▶ [Task brief]
Retype nothing except the lines below from the one with "Recreate this image" through the one with "fontsize=15, color=text_col)", exactly, with images left out.

Some records

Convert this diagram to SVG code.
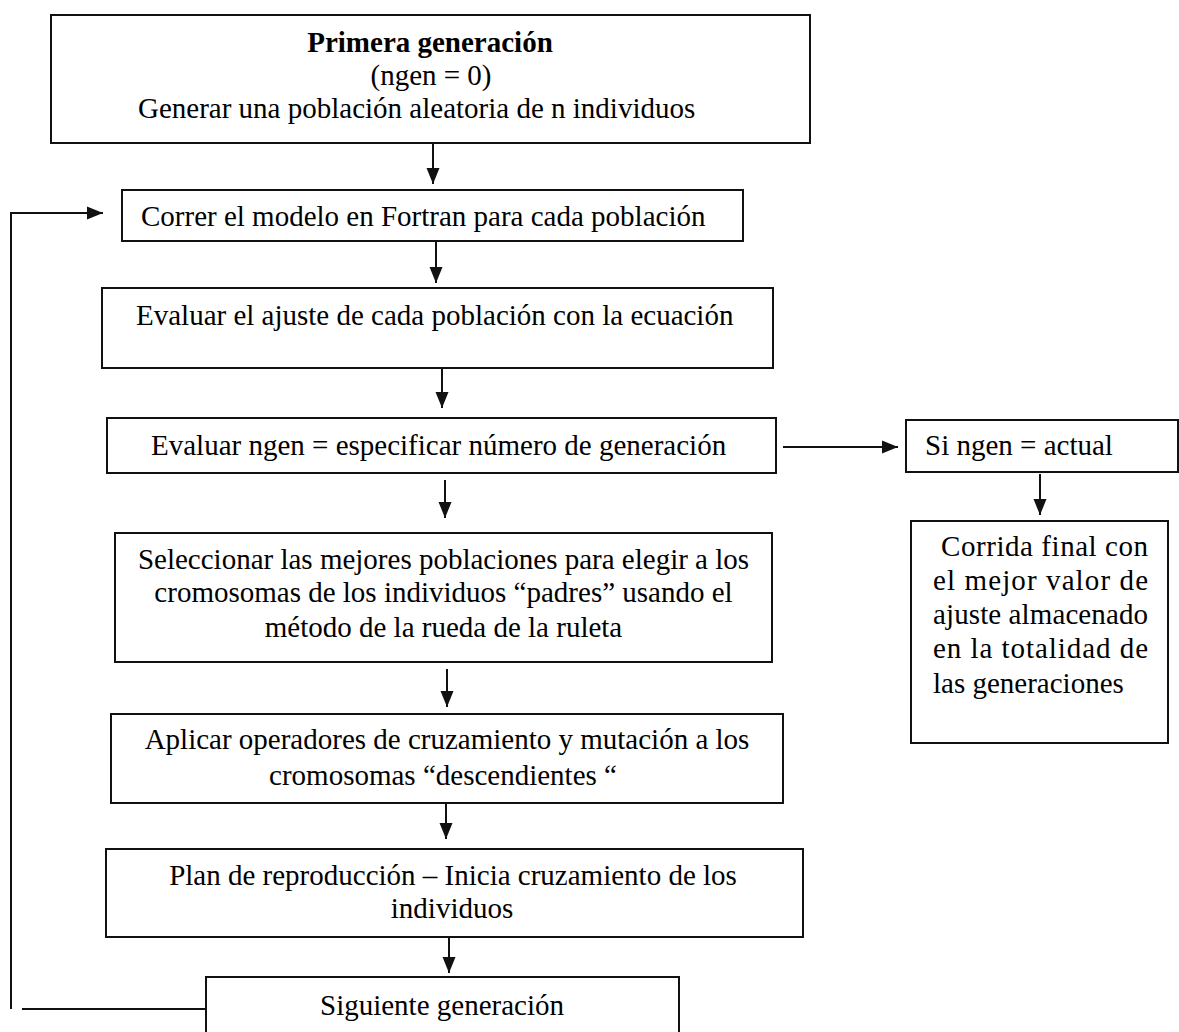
<svg xmlns="http://www.w3.org/2000/svg" width="1179" height="1032" viewBox="0 0 1179 1032">
<style>
.box{fill:#fff;stroke:#111;stroke-width:2}
.t{font-family:"Liberation Serif","Times New Roman",serif;font-size:29px;fill:#000}
.c{text-anchor:middle}
.b{font-weight:bold}
.ln{fill:none;stroke:#111;stroke-width:2}
</style>
<defs>
<marker id="ah" markerUnits="userSpaceOnUse" markerWidth="16" markerHeight="14" refX="16" refY="7" orient="auto">
<path d="M0,0.5 L16,7 L0,13.5 z" fill="#111"/>
</marker>
</defs>
<rect width="1179" height="1032" fill="#fff"/>
<g id="connectors">
<line class="ln" x1="433" y1="143" x2="433" y2="184" marker-end="url(#ah)"/>
<line class="ln" x1="436" y1="241" x2="436" y2="283" marker-end="url(#ah)"/>
<line class="ln" x1="442" y1="368" x2="442" y2="408" marker-end="url(#ah)"/>
<line class="ln" x1="445" y1="480" x2="445" y2="518" marker-end="url(#ah)"/>
<line class="ln" x1="447" y1="669" x2="447" y2="707" marker-end="url(#ah)"/>
<line class="ln" x1="446" y1="800" x2="446" y2="839" marker-end="url(#ah)"/>
<line class="ln" x1="449" y1="931" x2="449" y2="973" marker-end="url(#ah)"/>
<line class="ln" x1="783" y1="447" x2="898" y2="447" marker-end="url(#ah)"/>
<line class="ln" x1="1040" y1="474" x2="1040" y2="515" marker-end="url(#ah)"/>
<polyline class="ln" points="11,1009 11,213 103,213" marker-end="url(#ah)"/>
<line class="ln" x1="22" y1="1009" x2="205" y2="1009"/>
</g>
<g id="n1">
<rect class="box" x="51" y="15" width="759" height="128"/>
<text class="t c b" x="430" y="52">Primera generación</text>
<text class="t c" x="431" y="85">(ngen = 0)</text>
<text class="t" x="138" y="118">Generar una población aleatoria de n individuos</text>
</g>
<g id="n2">
<rect class="box" x="122" y="190" width="621" height="51"/>
<text class="t" x="141" y="226">Correr el modelo en Fortran para cada población</text>
</g>
<g id="n3">
<rect class="box" x="102" y="288" width="671" height="80"/>
<text class="t" x="136" y="325">Evaluar el ajuste de cada población con la ecuación</text>
</g>
<g id="n4">
<rect class="box" x="107" y="418" width="669" height="55"/>
<text class="t" x="151" y="455">Evaluar ngen = especificar número de generación</text>
</g>
<g id="n5">
<rect class="box" x="906" y="420" width="272" height="52"/>
<text class="t" x="925" y="455">Si ngen = actual</text>
</g>
<g id="n6">
<rect class="box" x="911" y="521" width="257" height="222"/>
<text class="t" x="941" y="556" textLength="207" lengthAdjust="spacing">Corrida final con</text>
<text class="t" x="933" y="590" textLength="215" lengthAdjust="spacing">el mejor valor de</text>
<text class="t" x="933" y="624" textLength="215" lengthAdjust="spacing">ajuste almacenado</text>
<text class="t" x="933" y="658" textLength="215" lengthAdjust="spacing">en la totalidad de</text>
<text class="t" x="933" y="693">las generaciones</text>
</g>
<g id="n7">
<rect class="box" x="115" y="533" width="657" height="129"/>
<text class="t c" x="443.5" y="569">Seleccionar las mejores poblaciones para elegir a los</text>
<text class="t c" x="443.5" y="602">cromosomas de los individuos “padres” usando el</text>
<text class="t c" x="443.5" y="637">método de la rueda de la ruleta</text>
</g>
<g id="n8">
<rect class="box" x="111" y="714" width="672" height="89"/>
<text class="t c" x="447" y="749">Aplicar operadores de cruzamiento y mutación a los</text>
<text class="t c" x="443" y="785">cromosomas “descendientes “</text>
</g>
<g id="n9">
<rect class="box" x="106" y="849" width="697" height="88"/>
<text class="t c" x="453" y="885">Plan de reproducción – Inicia cruzamiento de los</text>
<text class="t c" x="452" y="918">individuos</text>
</g>
<g id="n10">
<rect class="box" x="206" y="977" width="473" height="70"/>
<text class="t c" x="442" y="1015">Siguiente generación</text>
</g>
</svg>
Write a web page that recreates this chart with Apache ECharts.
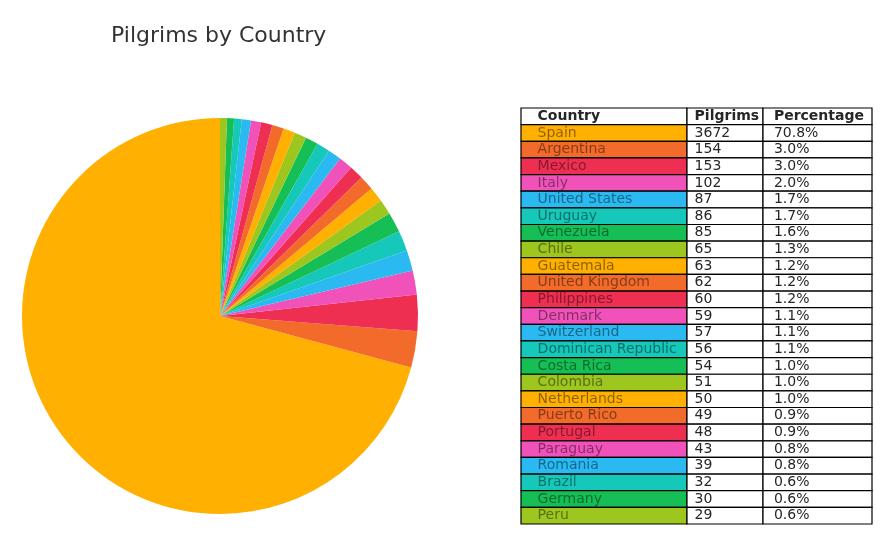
<!DOCTYPE html>
<html>
<head>
<meta charset="utf-8">
<script src="https://cdn.jsdelivr.net/npm/echarts@6/dist/echarts.min.js"></script>
<style>
    html, body {margin: 0; padding: 0; background: #fff;}
    #app {width: 892px; height: 546px;}
</style>
</head>
<body>
<div id="app"></div>
<script>
// 数据
let countries = ["Spain", "Argentina", "Mexico", "Italy", "United States", "Uruguay", "Venezuela", "Chile",
    "Guatemala", "United Kingdom", "Philippines", "Denmark", "Switzerland", "Dominican Republic", "Costa Rica",
    "Colombia", "Netherlands", "Puerto Rico", "Portugal", "Paraguay", "Romania", "Brazil", "Germany", "Peru"];
let pilgrims = [3672, 154, 153, 102, 87, 86, 85, 65, 63, 62, 60, 59, 57, 56, 54, 51, 50, 49, 48, 43, 39, 32, 30, 29];
let percentages = ["70.8%", "3.0%", "3.0%", "2.0%", "1.7%", "1.7%", "1.6%", "1.3%", "1.2%", "1.2%", "1.2%", "1.1%",
    "1.1%", "1.1%", "1.0%", "1.0%", "1.0%", "0.9%", "0.9%", "0.8%", "0.8%", "0.6%", "0.6%", "0.6%"];
let headers = ["Country", "Pilgrims", "Percentage"];

// 颜色循环
let palette = ["#FFB000", "#F26B2B", "#EF2F52", "#F052BA", "#2BB9F2", "#15C8BA", "#16BF55", "#9DC61F"];
let colorOf = (i) => palette[i % palette.length];

let myChart = echarts.init(document.querySelector("#app"));

// 表格列边界（像素宽度）
let colEdges = [0, 166, 242, 351];
let font = "DejaVu Sans";

// 表格行：0 是表头
let rows = [headers].concat(countries.map((c, i) => [c, String(pilgrims[i]), percentages[i]]));

myChart.setOption({
    title: {
        text: "Pilgrims by Country",
        left: 106,
        top: 20,
        textStyle: {
            fontFamily: font,
            fontSize: 22,
            fontWeight: "normal",
            color: "#333"
        }
    },
    grid: {
        left: 521,
        top: 108,
        width: 351,
        height: 416
    },
    xAxis: {
        type: "value",
        min: 0,
        max: 351,
        show: false
    },
    yAxis: {
        type: "category",
        inverse: true,
        data: rows.map((r, i) => i),
        show: false
    },
    series: [
        {
            name: "Pilgrims",
            type: "pie",
            center: [220, 316],
            radius: 198,
            startAngle: 90,
            clockwise: false,
            label: {show: false},
            labelLine: {show: false},
            silent: true,
            itemStyle: {borderWidth: 0},
            data: countries.map((c, i) => ({
                name: c,
                value: pilgrims[i],
                itemStyle: {color: colorOf(i)}
            }))
        },
        {
            name: "table",
            type: "custom",
            silent: true,
            data: rows.map((r, i) => [0, i]),
            renderItem: (params, api) => {
                let i = api.value(1);
                let y = api.coord([0, i])[1];
                let h = api.size([0, 1])[1];
                let children = [];
                for (let c = 0; c < 3; c++) {
                    let x0 = api.coord([colEdges[c], i])[0];
                    let x1 = api.coord([colEdges[c + 1], i])[0];
                    let w = x1 - x0;
                    let isHead = i === 0;
                    let fill = (!isHead && c === 0) ? colorOf(i - 1) : "#fff";
                    children.push({
                        type: "rect",
                        shape: {x: x0, y: y - h / 2, width: w, height: h},
                        style: {fill: fill, stroke: "#000", lineWidth: 1.2}
                    });
                    children.push({
                        type: "text",
                        x: x0 + w * 0.1,
                        y: y,
                        style: {
                            text: rows[i][c],
                            fontFamily: font,
                            fontSize: 14,
                            fontWeight: isHead ? "bold" : "normal",
                            fill: (!isHead && c === 0) ? "rgba(0,0,0,0.45)" : "#262626",
                            verticalAlign: "middle",
                            align: "left"
                        }
                    });
                }
                return {type: "group", children: children};
            }
        }
    ]
});
</script>
</body>
</html>
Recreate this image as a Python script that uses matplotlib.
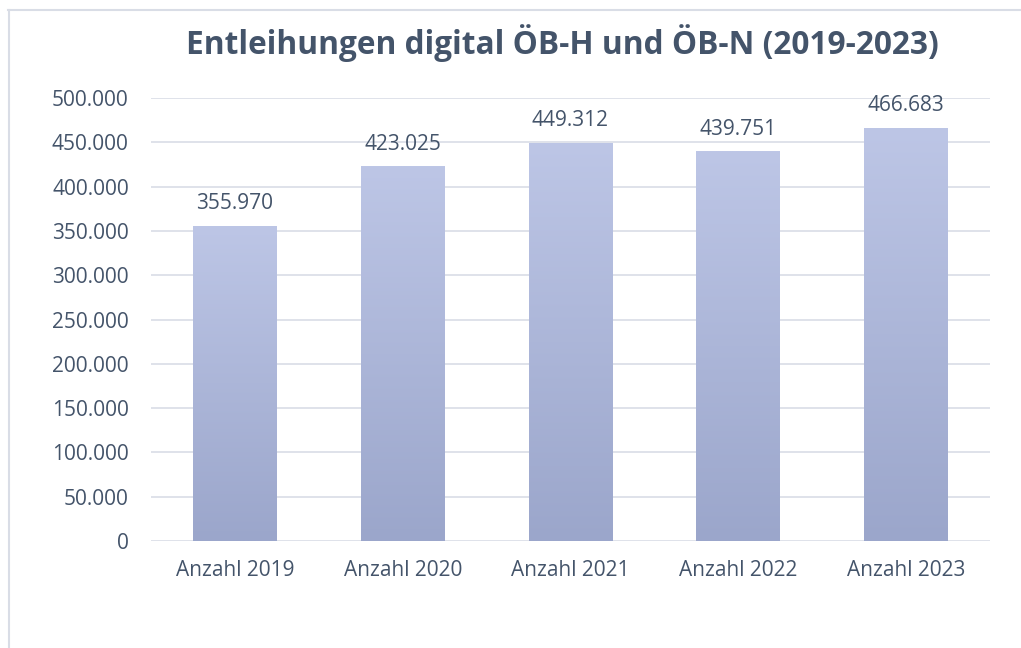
import numpy as np
import matplotlib.pyplot as plt
from matplotlib.lines import Line2D

# data
categories = ["Anzahl 2019", "Anzahl 2020", "Anzahl 2021", "Anzahl 2022", "Anzahl 2023"]
values = [355970, 423025, 449312, 439751, 466683]
y_ticks = [0, 50000, 100000, 150000, 200000, 250000, 300000, 350000, 400000, 450000, 500000]

text_col = "#44546A"
grid_col = "#D9DDE6"
top_col = np.array([0xBD, 0xC6, 0xE6]) / 255
bot_col = np.array([0x9B, 0xA6, 0xCB]) / 255

plt.rcParams['font.family'] = ['Open Sans', 'DejaVu Sans']


def fmt(v):
    return f"{v:,.0f}".replace(",", ".")


fig = plt.figure(figsize=(10.21, 6.48), dpi=100)
ax = fig.add_axes([151 / 1021, 1 - 541 / 648, (990 - 151) / 1021, (541 - 98) / 648])

x = np.arange(len(categories))
bars = ax.bar(x, values, width=0.5, color="none", zorder=2)

# vertical gradient fill, clipped to each bar
grad = np.linspace(0, 1, 256)[:, None, None]
img = bot_col * (1 - grad) + top_col * grad
for b in bars:
    x0, w, h = b.get_x(), b.get_width(), b.get_height()
    im = ax.imshow(img, extent=[x0, x0 + w, 0, h], origin="lower",
                   aspect="auto", zorder=2)
    im.set_clip_path(b)
    ax.text(x0 + w / 2, h + 13000, fmt(h), ha="center", va="bottom",
            fontsize=15, color=text_col)

ax.set_xlim(-0.5, len(categories) - 0.5)
ax.set_ylim(0, 500000)
ax.set_yticks(y_ticks)
ax.set_yticklabels([fmt(t) for t in y_ticks])
ax.set_xticks(x)
ax.set_xticklabels(categories)
ax.tick_params(axis="both", length=0, labelsize=15, labelcolor=text_col)
ax.tick_params(axis="y", pad=16)
ax.tick_params(axis="x", pad=14)
ax.grid(axis="y", color=grid_col, linewidth=1.2, zorder=0)
ax.set_axisbelow(True)
for s in ax.spines.values():
    s.set_visible(False)

fig.text(0.551, 1 - 43 / 648, "Entleihungen digital ÖB-H und ÖB-N (2019-2023)",
         ha="center", va="center", fontsize=22.8, fontweight="bold", color=text_col)

# chart frame (top and left edges visible)
fig.add_artist(Line2D([8 / 1021, 1], [1 - 10 / 648] * 2, color="#D9DDE6", lw=1.5,
                      transform=fig.transFigure))
fig.add_artist(Line2D([9 / 1021] * 2, [0, 1 - 10 / 648], color="#D9DDE6", lw=1.5,
                      transform=fig.transFigure))

fig.savefig("out.png", dpi=100)
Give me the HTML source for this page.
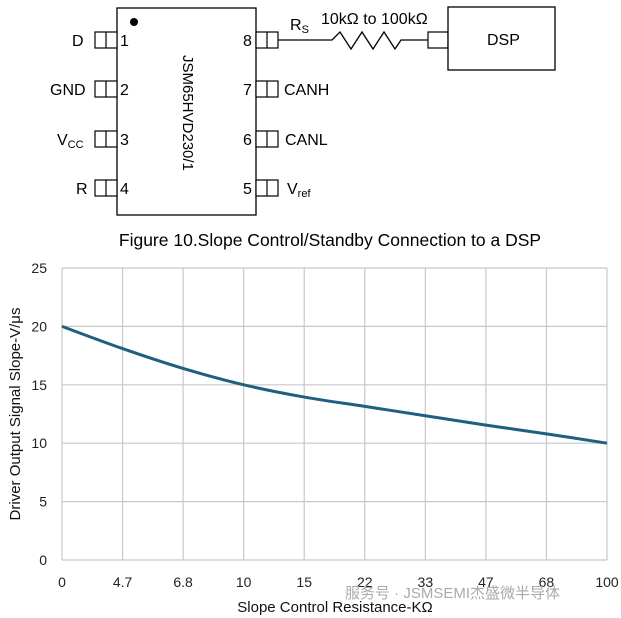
<!DOCTYPE html>
<html><head><meta charset="utf-8"><style>
body{margin:0;background:#fff;width:621px;height:618px;overflow:hidden;font-family:"Liberation Sans",sans-serif}
</style></head><body>
<svg width="621" height="618" viewBox="0 0 621 618" style="position:absolute;left:0;top:0">
<g font-family="Liberation Sans, sans-serif" font-size="16" fill="#000">
<rect x="117" y="8" width="139" height="207" fill="#fff" stroke="#000" stroke-width="1.3"/>
<circle cx="134" cy="22" r="4" fill="#000"/>
<text transform="translate(183,55) rotate(90)" font-size="15">JSM65HVD230/1</text>
<g stroke="#000" stroke-width="1.2" fill="#fff">
<rect x="95" y="32" width="22" height="16"/><line x1="106" y1="32" x2="106" y2="48"/>
<rect x="95" y="81" width="22" height="16"/><line x1="106" y1="81" x2="106" y2="97"/>
<rect x="95" y="131" width="22" height="16"/><line x1="106" y1="131" x2="106" y2="147"/>
<rect x="95" y="180" width="22" height="16"/><line x1="106" y1="180" x2="106" y2="196"/>
<rect x="256" y="32" width="22" height="16"/><line x1="267" y1="32" x2="267" y2="48"/>
<rect x="256" y="81" width="22" height="16"/><line x1="267" y1="81" x2="267" y2="97"/>
<rect x="256" y="131" width="22" height="16"/><line x1="267" y1="131" x2="267" y2="147"/>
<rect x="256" y="180" width="22" height="16"/><line x1="267" y1="180" x2="267" y2="196"/>
</g>
<text x="120" y="46">1</text><text x="120" y="95">2</text><text x="120" y="145">3</text><text x="120" y="194">4</text>
<text x="243" y="46">8</text><text x="243" y="95">7</text><text x="243" y="145">6</text><text x="243" y="194">5</text>
<text x="72" y="46">D</text><text x="50" y="95">GND</text><text x="57" y="145">V<tspan font-size="11" dy="3">CC</tspan></text><text x="76" y="194">R</text>
<text x="284" y="95">CANH</text><text x="285" y="145">CANL</text><text x="287" y="194">V<tspan font-size="11" dy="3">ref</tspan></text>
<text x="290" y="30">R<tspan font-size="11" dy="3">S</tspan></text>
<text x="321" y="24">10kΩ to 100kΩ</text>
<polyline points="278,40 332,40 340,32 351,49 362,32 373,49 384,32 395,49 401,40 428,40" fill="none" stroke="#000" stroke-width="1.3"/>
<rect x="428" y="32" width="20" height="16" fill="#fff" stroke="#000" stroke-width="1.2"/>
<rect x="448" y="7" width="107" height="63" fill="#fff" stroke="#000" stroke-width="1.3"/>
<text x="487" y="45">DSP</text>
<text x="330" y="246" text-anchor="middle" font-size="17.5">Figure 10.Slope Control/Standby Connection to a DSP</text>
</g>
<g id="chart" font-family="Liberation Sans, sans-serif"></g>
</svg>
<script>
const categories=["0","4.7","6.8","10","15","22","33","47","68","100"];
const slopeValues=[20,18.1,16.4,15,13.95,13.15,12.35,11.55,10.8,10];
const yTicks=[0,5,10,15,20,25];
const NS="http://www.w3.org/2000/svg";
const g=document.getElementById('chart');
const L=62,R=607,T=268,B=560,yMax=25;
const xs=i=>L+i*(R-L)/(categories.length-1);
const ys=v=>B-v/yMax*(B-T);
function mk(t,a){const e=document.createElementNS(NS,t);for(const k in a)e.setAttribute(k,a[k]);g.appendChild(e);return e;}
yTicks.forEach(v=>{
 const l=mk('line',{x1:L,x2:R,y1:ys(v),y2:ys(v),stroke:'#c8c8c8','stroke-width':1.2});
 
 
 const t=mk('text',{x:47,y:ys(v)+5,'text-anchor':'end','font-size':14,fill:'#222'});
 t.textContent=v;
 
 
});
categories.forEach((c,i)=>{
 const l=mk('line',{x1:xs(i),x2:xs(i),y1:T,y2:B,stroke:'#c8c8c8','stroke-width':1.2});
 
 
 const t=mk('text',{x:xs(i),y:587,'text-anchor':'middle','font-size':14,fill:'#222'});
 t.textContent=c;
 
 
});
let d='';
const pts=slopeValues.map((v,i)=>[xs(i),ys(v)]);
d='M'+pts[0][0]+','+pts[0][1];
for(let i=0;i<pts.length-1;i++){
 const p0=pts[Math.max(i-1,0)],p1=pts[i],p2=pts[i+1],p3=pts[Math.min(i+2,pts.length-1)];
 const c1=[p1[0]+(p2[0]-p0[0])/6,p1[1]+(p2[1]-p0[1])/6],c2=[p2[0]-(p3[0]-p1[0])/6,p2[1]-(p3[1]-p1[1])/6];
 d+=' C'+c1+' '+c2+' '+p2;
}
const path=mk('path',{d:d,fill:'none',stroke:'#1f5f7f','stroke-width':3});


const xt=mk('text',{x:335,y:612,'text-anchor':'middle','font-size':15,fill:'#111'});
xt.textContent='Slope Control Resistance-KΩ';


const yt=mk('text',{x:0,y:0,'text-anchor':'middle','font-size':15,fill:'#111',transform:'translate(20,414) rotate(-90)'});
yt.textContent='Driver Output Signal Slope-V/μs';


const wm=mk('text',{x:345,y:598,'font-size':15,fill:'#aaa','font-family':'Liberation Sans, Noto Sans CJK SC, sans-serif'});
wm.textContent='服务号 · JSMSEMI杰盛微半导体';


</script>
</body></html>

▶ [Reply to the task]
Recreate this image as a Python script that uses matplotlib.
import numpy as np
import matplotlib.pyplot as plt
from matplotlib.lines import Line2D

# data
categories = ["Anzahl 2019", "Anzahl 2020", "Anzahl 2021", "Anzahl 2022", "Anzahl 2023"]
values = [355970, 423025, 449312, 439751, 466683]
y_ticks = [0, 50000, 100000, 150000, 200000, 250000, 300000, 350000, 400000, 450000, 500000]

text_col = "#44546A"
grid_col = "#D9DDE6"
top_col = np.array([0xBD, 0xC6, 0xE6]) / 255
bot_col = np.array([0x9B, 0xA6, 0xCB]) / 255

plt.rcParams['font.family'] = ['Open Sans', 'DejaVu Sans']


def fmt(v):
    return f"{v:,.0f}".replace(",", ".")


fig = plt.figure(figsize=(10.21, 6.48), dpi=100)
ax = fig.add_axes([151 / 1021, 1 - 541 / 648, (990 - 151) / 1021, (541 - 98) / 648])

x = np.arange(len(categories))
bars = ax.bar(x, values, width=0.5, color="none", zorder=2)

# vertical gradient fill, clipped to each bar
grad = np.linspace(0, 1, 256)[:, None, None]
img = bot_col * (1 - grad) + top_col * grad
for b in bars:
    x0, w, h = b.get_x(), b.get_width(), b.get_height()
    im = ax.imshow(img, extent=[x0, x0 + w, 0, h], origin="lower",
                   aspect="auto", zorder=2)
    im.set_clip_path(b)
    ax.text(x0 + w / 2, h + 13000, fmt(h), ha="center", va="bottom",
            fontsize=15, color=text_col)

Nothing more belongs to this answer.